Wednesday, December 14, 2011

Sir Julian, the Parliament's Grand Dame exposes the paucity of Labours federastic wing

Ooo, hark her! Sir Julian Priestly the former Secretary General of The European Parliament has coughed up a piece of bile over his morning gauffre. This man risen to a devalued knighthood for his services to the cause of the EU in Britain, alongside that other great worker against our national interests, Mr Prune, the oleaginous Sir Graham Watson). Safe is his Waterloo fastness, that town redolent of the end of a previous dream of united Europe, he fires off his turgid distress. It lands, moist and quivering, on the plate that is the website of the Labour Movement for Europe.
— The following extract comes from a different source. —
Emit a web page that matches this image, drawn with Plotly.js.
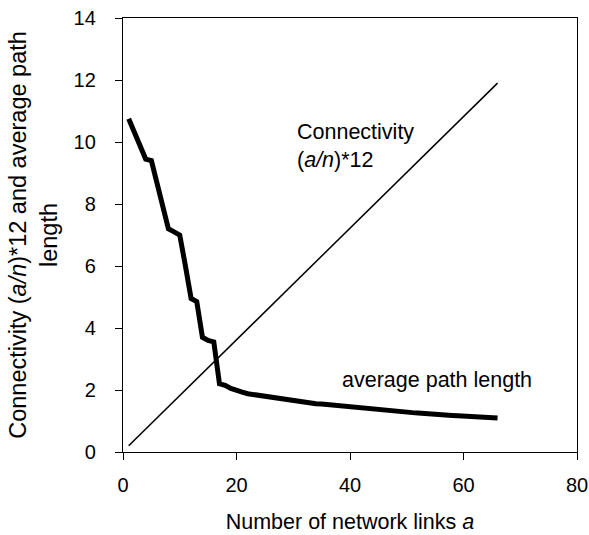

Apparently he is not overly keen on the results of last week's European Council. But boy does he lay his disappointment on like pancake.
Even on its own terms the December EU summit plumbs new depths of government mendacity and incompetence.
Amongst his attack is the entirely inaccurate argument that Cameron has failed on his own measure,
As to our special pleading for the banks, financial services, hedge funds etc., nothing has changed. EU financial regulation is and will continue to be decided by qualified majority. There was no veto on that; there will be no veto- quite rightly because financial services regulation is part and parcel of internal market rules. The only thing that changes is that the 26 will now develop the habit of working together on the broad range of economic policy, and that the voice of the most economically liberal, free market, high finance-friendly member state will no longer be heard. One would have to be exceptionally naïve to imagine that the 26 will refrain from discussions about any aspect of EU economic and social legislation simply out of consideration for a government that has of its own free will boycotted their meetings.
He demands that Britain should have signed up to the deal, claims that we are isolated, friendless and even thinks that Milliband is in some way better (what would Ed have done? Much the same I guess). Then he blows his own arguments away. Because he would admit, surely that signing up to something that was ill-defined and not fit for purpose is pointless.

So his claim that,
Two elements needed to solve the crisis are absent; the financial firewall has been shored up a little but without any clear undertakings from the European Central Bank, which appears to have forgotten that its core task above all others must be to preserve the currency it administers. And, most importantly, growth- not merely no plan, but hardly warranting a mention at the summit. Without a plan for growth, social, industrial and infrastructure investment, there will be no sustainable strategy for tackling the debt.
rather suggests that Cameron was right not to sign up.

Of course for Sir Julian, and why be shy about your title Sir Julian, why accept the gong if you don't use it? For Sir Julian, it isn't the realities of the situation that matter, it isn't that the EUs leaders are clueless in the face of the Frankenstein's monster of a crisis that their own ambitions have unleashed upon the peoples of Europe, it is that we are not communitaire, it is that the Prime Minister did not dash up the gunwales, to stand foursquare upon the EU's sinking ship, that so riles him.

Go back to sleep Sir Julian, switch on Euronews and let nurse tuck you in. Your dreams are all to naught and your life's work is in tatters. Such a shame.